### AIM OF THE EXERCISE
Extract, in full, the lines below, beginning at the first and ending with the line that contains "const categories = ['AIC', 'ρ SSB', 'V'];". Pictures do not belong in the copy.

### RAW DATA
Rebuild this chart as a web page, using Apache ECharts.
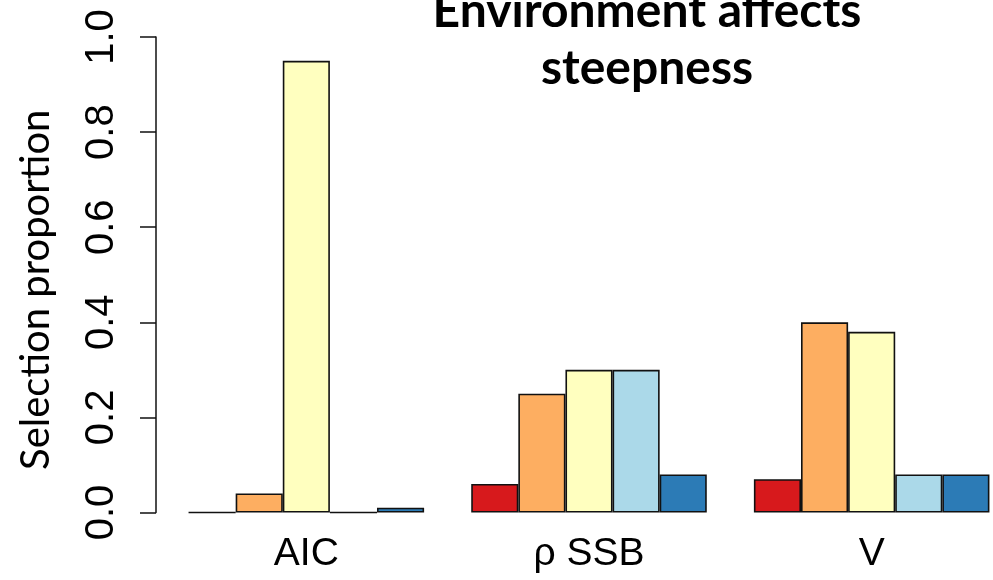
<!DOCTYPE html>
<html>
<head>
<meta charset="utf-8">
<title>Environment affects steepness</title>
<script src="https://cdn.jsdelivr.net/npm/echarts@6/dist/echarts.min.js"></script>
<style>
  html, body { margin: 0; padding: 0; background: #ffffff; }
  #chart { width: 993px; height: 580px; }
</style>
</head>
<body>
<div id="chart"></div>
<script>
// Groups along the x axis
const categories = ['AIC', 'ρ SSB', 'V'];

// Selection proportion of each option within a group (RdYlBu palette order)
const optionRed = [0.00, 0.06, 0.07];
const optionOrange = [0.04, 0.25, 0.40];
const optionYellow = [0.95, 0.30, 0.38];
const optionLightBlue = [0.00, 0.30, 0.08];
const optionBlue = [0.01, 0.08, 0.08];

const seriesValues = [optionRed, optionOrange, optionYellow, optionLightBlue, optionBlue];
const seriesNames = ['Option 1', 'Option 2', 'Option 3', 'Option 4', 'Option 5'];
const seriesColors = ['#D7191C', '#FDAE61', '#FFFFBF', '#ABD9E9', '#2C7BB6'];

// Y axis tick values
const yTicks = [0, 0.2, 0.4, 0.6, 0.8, 1.0];

const chart = echarts.init(document.getElementById('chart'), null, { renderer: 'canvas' });

const series = seriesValues.map((vals, i) => ({
  name: seriesNames[i],
  type: 'bar',
  data: vals,
  barGap: '0%',
  barCategoryGap: '16.667%',
  itemStyle: {
    color: seriesColors[i],
    borderColor: '#111111',
    borderWidth: 1.6
  },
  emphasis: { disabled: true },
  animation: false
}));

chart.setOption({
  backgroundColor: '#ffffff',
  animation: false,
  title: {
    text: 'Environment affects\nsteepness',
    left: 647,
    top: -17,
    textAlign: 'center',
    textVerticalAlign: 'top',
    padding: 0,
    textStyle: {
      fontFamily: 'Lato',
      fontWeight: 'bold',
      fontSize: 48,
      lineHeight: 57,
      color: '#000000'
    }
  },
  grid: {
    left: 165,
    width: 848,
    top: 37,
    bottom: 67.5,
    containLabel: false,
    outerBoundsMode: 'none'
  },
  xAxis: {
    type: 'category',
    data: categories,
    axisLine: { show: false },
    axisTick: { show: false },
    axisLabel: {
      margin: 22,
      fontFamily: 'Liberation Sans',
      fontSize: 39,
      color: '#000000'
    },
    splitLine: { show: false }
  },
  yAxis: {
    type: 'value',
    min: yTicks[0],
    max: yTicks[yTicks.length - 1],
    interval: 0.2,
    offset: 9,
    name: 'Selection proportion',
    nameLocation: 'middle',
    nameGap: 100,
    nameTextStyle: {
      fontFamily: 'Lato',
      fontSize: 40,
      color: '#000000',
      padding: [0, 30, 0, 0]
    },
    axisLine: { show: true, lineStyle: { color: '#111111', width: 1.5 } },
    axisTick: { show: true, length: 16, inside: false, lineStyle: { color: '#111111', width: 1.5 } },
    axisLabel: {
      rotate: 90,
      margin: 34,
      fontFamily: 'Liberation Sans',
      fontSize: 40,
      color: '#000000',
      formatter: v => v.toFixed(1)
    },
    splitLine: { show: false }
  },
  series: series
});
</script>
</body>
</html>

### THE RESULT
Rebuild this chart as a web page, using Apache ECharts.
<!DOCTYPE html>
<html>
<head>
<meta charset="utf-8">
<title>Environment affects steepness</title>
<script src="https://cdn.jsdelivr.net/npm/echarts@6/dist/echarts.min.js"></script>
<style>
  html, body { margin: 0; padding: 0; background: #ffffff; }
  #chart { width: 993px; height: 580px; }
</style>
</head>
<body>
<div id="chart"></div>
<script>
// Groups along the x axis
const categories = ['AIC', 'ρ SSB', 'V'];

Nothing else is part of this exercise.